* **WHAT THE EXERCISE ASKS**
Leave the pictures out and write out exactly the lines from the top of the entries through the line containing "const bottom = 794;".

### MATERIAL TO PROCESS

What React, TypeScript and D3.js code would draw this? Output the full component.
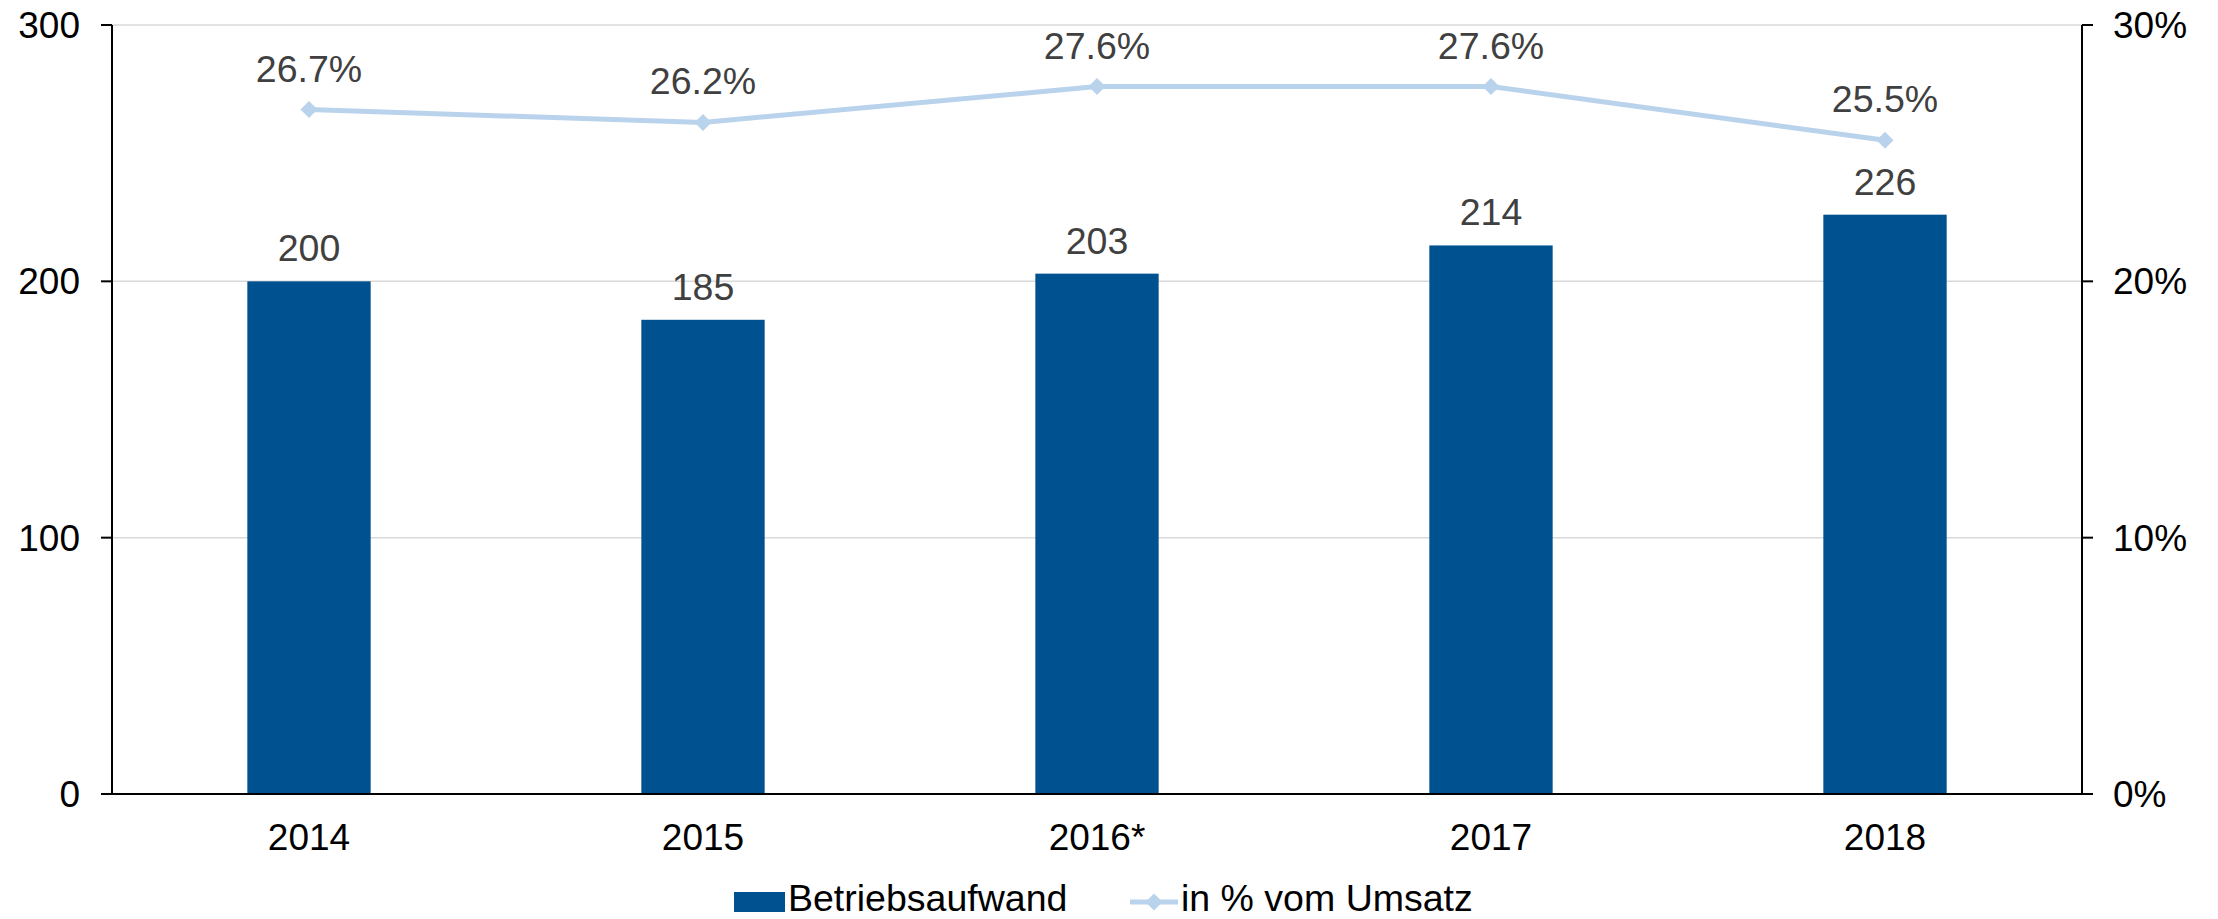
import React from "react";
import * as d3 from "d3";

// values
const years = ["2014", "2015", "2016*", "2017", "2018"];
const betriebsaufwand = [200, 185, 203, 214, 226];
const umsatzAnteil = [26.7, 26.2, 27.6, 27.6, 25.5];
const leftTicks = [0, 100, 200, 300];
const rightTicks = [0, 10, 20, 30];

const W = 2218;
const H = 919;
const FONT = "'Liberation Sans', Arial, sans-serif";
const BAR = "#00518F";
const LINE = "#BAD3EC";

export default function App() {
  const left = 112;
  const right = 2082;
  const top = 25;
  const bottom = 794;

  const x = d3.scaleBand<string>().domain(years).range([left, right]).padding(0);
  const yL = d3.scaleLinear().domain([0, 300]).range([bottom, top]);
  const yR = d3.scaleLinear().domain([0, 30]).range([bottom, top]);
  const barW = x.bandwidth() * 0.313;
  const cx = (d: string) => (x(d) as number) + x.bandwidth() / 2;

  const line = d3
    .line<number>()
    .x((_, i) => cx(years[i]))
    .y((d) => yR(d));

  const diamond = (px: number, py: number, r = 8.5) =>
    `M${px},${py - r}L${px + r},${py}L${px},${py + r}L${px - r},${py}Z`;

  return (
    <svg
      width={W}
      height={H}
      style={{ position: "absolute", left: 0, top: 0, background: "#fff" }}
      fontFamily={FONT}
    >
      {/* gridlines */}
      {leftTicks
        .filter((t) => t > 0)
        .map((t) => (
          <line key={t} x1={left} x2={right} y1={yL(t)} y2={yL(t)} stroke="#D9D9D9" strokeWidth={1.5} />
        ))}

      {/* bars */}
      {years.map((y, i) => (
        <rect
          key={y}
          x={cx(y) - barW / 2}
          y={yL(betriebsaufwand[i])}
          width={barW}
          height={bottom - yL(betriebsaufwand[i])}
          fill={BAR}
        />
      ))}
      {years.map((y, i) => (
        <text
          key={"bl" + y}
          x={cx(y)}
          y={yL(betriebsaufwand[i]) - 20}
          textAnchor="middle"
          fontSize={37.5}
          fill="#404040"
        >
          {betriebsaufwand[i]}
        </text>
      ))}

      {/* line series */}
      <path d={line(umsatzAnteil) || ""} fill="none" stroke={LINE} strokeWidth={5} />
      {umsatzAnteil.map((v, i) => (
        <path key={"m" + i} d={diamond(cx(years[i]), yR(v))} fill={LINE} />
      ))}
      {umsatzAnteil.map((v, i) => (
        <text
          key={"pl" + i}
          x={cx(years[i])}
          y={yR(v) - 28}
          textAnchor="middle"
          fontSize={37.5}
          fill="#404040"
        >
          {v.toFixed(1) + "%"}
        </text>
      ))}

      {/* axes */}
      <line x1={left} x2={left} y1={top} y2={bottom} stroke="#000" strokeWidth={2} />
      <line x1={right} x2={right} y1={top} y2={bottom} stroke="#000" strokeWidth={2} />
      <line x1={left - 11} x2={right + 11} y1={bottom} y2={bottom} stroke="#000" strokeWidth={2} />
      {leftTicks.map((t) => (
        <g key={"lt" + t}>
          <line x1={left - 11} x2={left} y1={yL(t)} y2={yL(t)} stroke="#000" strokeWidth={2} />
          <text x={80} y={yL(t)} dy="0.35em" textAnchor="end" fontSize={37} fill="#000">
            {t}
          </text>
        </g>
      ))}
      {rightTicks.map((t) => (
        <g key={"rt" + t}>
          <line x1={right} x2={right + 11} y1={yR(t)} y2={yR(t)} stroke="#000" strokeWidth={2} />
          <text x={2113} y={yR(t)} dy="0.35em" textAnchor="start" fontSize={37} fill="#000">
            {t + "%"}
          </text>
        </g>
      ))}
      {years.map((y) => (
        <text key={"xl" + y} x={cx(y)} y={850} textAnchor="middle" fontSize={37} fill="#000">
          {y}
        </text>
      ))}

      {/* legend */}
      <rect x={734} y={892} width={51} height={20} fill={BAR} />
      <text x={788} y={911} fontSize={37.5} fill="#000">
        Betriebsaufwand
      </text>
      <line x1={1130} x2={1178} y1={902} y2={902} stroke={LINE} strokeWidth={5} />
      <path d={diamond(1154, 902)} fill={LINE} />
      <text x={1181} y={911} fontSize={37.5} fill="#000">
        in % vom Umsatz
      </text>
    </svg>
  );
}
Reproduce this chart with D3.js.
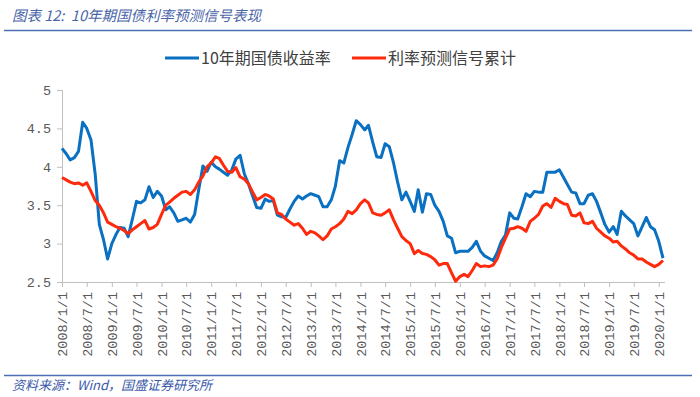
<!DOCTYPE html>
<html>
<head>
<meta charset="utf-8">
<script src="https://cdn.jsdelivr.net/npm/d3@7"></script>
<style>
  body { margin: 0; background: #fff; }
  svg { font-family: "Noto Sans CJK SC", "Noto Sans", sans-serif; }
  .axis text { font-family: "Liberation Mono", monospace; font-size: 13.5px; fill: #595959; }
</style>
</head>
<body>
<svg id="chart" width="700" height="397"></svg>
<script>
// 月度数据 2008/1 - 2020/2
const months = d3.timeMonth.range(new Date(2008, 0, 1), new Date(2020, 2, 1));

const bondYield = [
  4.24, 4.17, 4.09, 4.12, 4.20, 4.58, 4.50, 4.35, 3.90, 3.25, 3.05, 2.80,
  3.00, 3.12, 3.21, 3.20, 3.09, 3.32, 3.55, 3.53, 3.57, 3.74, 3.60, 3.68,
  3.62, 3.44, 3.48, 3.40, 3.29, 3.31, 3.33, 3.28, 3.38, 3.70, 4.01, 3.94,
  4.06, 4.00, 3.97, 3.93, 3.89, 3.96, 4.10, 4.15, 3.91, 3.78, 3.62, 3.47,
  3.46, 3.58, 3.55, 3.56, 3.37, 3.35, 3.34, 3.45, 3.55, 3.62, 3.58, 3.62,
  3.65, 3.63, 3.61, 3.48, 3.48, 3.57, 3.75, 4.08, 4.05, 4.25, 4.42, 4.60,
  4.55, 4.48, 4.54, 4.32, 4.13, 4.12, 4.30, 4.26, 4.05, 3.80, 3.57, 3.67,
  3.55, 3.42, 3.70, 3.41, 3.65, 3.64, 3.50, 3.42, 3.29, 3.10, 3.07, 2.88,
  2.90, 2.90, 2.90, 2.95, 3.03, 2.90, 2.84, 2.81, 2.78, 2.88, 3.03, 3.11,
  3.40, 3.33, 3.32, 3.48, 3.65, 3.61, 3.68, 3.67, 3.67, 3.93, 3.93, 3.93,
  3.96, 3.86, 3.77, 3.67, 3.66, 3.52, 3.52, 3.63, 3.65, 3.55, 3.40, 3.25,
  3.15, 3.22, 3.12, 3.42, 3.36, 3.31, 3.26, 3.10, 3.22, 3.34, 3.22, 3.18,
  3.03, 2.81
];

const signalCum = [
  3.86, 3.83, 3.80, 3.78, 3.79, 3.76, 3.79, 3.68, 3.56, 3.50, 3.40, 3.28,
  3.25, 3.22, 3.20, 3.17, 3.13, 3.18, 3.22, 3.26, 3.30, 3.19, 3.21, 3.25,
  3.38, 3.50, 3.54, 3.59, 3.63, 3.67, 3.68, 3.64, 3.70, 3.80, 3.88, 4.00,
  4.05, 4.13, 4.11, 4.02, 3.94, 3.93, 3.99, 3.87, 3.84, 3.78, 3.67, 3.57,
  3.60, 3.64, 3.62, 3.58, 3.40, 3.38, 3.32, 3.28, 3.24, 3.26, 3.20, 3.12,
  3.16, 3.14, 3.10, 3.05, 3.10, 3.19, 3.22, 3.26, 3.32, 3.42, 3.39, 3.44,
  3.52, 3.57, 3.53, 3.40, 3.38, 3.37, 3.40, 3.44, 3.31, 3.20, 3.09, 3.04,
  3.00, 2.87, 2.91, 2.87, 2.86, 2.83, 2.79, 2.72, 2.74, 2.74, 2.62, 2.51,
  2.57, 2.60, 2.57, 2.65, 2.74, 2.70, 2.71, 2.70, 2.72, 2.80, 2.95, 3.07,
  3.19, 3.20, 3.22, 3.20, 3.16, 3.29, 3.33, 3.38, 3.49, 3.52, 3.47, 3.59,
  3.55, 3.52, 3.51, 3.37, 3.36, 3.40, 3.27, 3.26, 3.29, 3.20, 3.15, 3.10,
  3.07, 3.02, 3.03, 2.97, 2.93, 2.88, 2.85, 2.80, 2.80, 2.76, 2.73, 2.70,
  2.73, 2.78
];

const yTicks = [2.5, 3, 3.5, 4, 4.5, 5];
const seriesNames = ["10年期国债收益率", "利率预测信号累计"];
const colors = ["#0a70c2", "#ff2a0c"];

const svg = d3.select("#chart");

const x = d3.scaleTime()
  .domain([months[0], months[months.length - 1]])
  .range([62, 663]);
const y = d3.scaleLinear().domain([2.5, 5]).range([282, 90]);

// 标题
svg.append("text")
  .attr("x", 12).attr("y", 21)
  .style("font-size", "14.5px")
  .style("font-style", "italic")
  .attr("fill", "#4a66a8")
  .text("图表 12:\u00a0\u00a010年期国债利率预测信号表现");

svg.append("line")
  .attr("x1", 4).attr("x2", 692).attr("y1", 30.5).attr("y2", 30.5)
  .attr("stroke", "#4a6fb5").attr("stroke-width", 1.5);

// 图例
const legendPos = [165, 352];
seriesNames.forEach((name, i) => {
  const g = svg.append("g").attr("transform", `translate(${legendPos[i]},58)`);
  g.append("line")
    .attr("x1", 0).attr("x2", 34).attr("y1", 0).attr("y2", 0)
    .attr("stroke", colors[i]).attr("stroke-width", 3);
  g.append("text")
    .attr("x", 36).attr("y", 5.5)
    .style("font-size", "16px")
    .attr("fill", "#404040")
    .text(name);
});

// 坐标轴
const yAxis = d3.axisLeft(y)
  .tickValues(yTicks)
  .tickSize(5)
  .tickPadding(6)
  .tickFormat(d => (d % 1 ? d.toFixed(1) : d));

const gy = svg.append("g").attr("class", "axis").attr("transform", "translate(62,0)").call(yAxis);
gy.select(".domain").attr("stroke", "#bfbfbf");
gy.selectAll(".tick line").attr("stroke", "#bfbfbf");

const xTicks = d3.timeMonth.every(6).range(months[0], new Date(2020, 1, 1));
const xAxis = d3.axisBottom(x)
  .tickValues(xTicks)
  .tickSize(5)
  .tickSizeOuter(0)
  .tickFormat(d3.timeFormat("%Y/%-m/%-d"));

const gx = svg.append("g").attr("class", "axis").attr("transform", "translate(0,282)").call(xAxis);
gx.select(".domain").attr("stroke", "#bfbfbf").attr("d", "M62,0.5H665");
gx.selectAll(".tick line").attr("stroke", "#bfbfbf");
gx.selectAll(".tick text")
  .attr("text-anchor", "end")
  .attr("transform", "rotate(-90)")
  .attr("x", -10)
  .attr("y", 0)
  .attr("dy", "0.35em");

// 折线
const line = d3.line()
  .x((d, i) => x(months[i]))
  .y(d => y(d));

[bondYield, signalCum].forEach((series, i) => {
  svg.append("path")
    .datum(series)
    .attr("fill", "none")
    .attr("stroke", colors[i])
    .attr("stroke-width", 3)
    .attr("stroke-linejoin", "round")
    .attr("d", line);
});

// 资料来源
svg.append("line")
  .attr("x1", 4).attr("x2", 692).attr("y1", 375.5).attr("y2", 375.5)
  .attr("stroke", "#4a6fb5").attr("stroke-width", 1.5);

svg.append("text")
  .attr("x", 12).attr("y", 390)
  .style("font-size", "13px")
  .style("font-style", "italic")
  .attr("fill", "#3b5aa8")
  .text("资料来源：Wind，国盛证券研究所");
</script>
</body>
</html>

######

* **EXERCISE SOLUTION**
What React, TypeScript and D3.js code would draw this? Output the full component.
import React from "react";
import * as d3 from "d3";

// values
const years = ["2014", "2015", "2016*", "2017", "2018"];
const betriebsaufwand = [200, 185, 203, 214, 226];
const umsatzAnteil = [26.7, 26.2, 27.6, 27.6, 25.5];
const leftTicks = [0, 100, 200, 300];
const rightTicks = [0, 10, 20, 30];

const W = 2218;
const H = 919;
const FONT = "'Liberation Sans', Arial, sans-serif";
const BAR = "#00518F";
const LINE = "#BAD3EC";

export default function App() {
  const left = 112;
  const right = 2082;
  const top = 25;
  const bottom = 794;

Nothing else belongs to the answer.